The Justice Ministry called on its regional branches to get approval from the central office before applying the controversial law on foreign agents.
The move was prompted after the Saratov branch issued a warning to a local nongovernmental organization that the central office considered “not fully lawful,” Vedomosti reported Monday, citing Vladimir Titov, head of the ministry’s department on NGOs.
The warning, issued to No to Alcoholism and Drug Addiction in December, marked the first time the ministry had attempted to apply the law, which obliges any organization receiving foreign grants and engaging in political activity to register as a “foreign agent.”
The ministry’s Saratov branch reportedly demanded documentation on where the NGO had got monetary donations in 2011, before the law came into effect. The NGO filed a complaint over the matter.

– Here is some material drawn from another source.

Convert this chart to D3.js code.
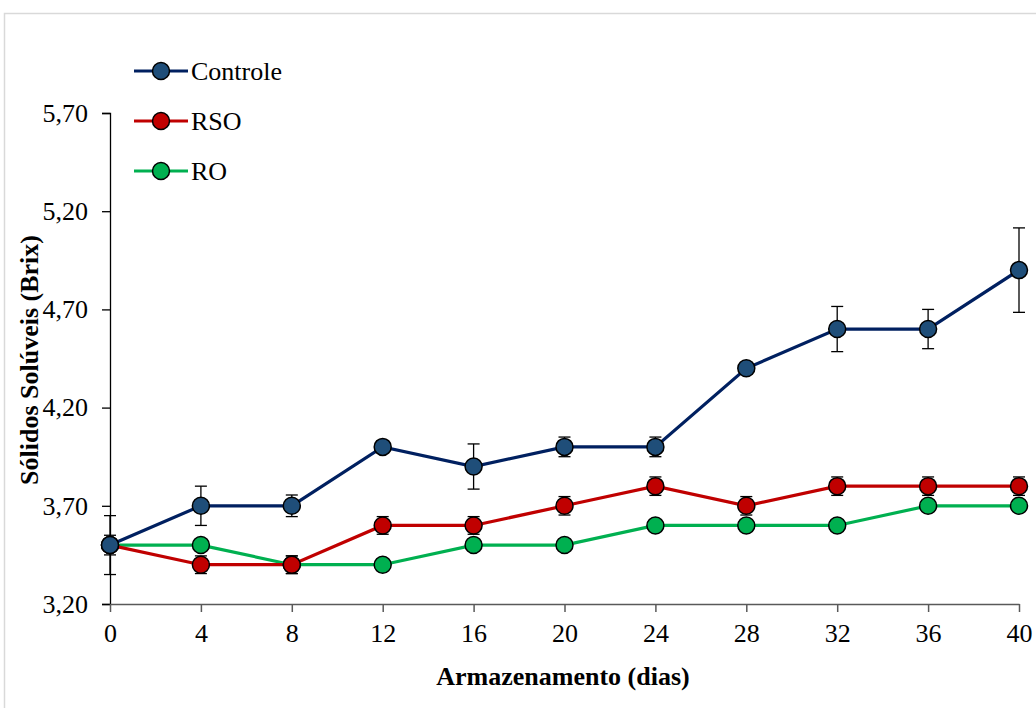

The ministry’s central office responded with a letter saying that the “foreign agent” law was not retroactively applicable and that the warning had not been issued in connection with the foreign agent law but another law requiring organizations to disclose the sources of their funding.
Justice Minister Alexander Konovalov said earlier that the ministry would not participate in determining the sources of NGOs’ funding, saying the task should be left up to agencies that deal with financial monitoring.
The law, which came into force in November, was met with a great deal of criticism and mockery for what many saw as a blatant display of political repression and a return to Cold War antics.
The law also sparked many protests and prompted some NGOs, including the Moscow Helsinki Group, to cease taking foreign grants.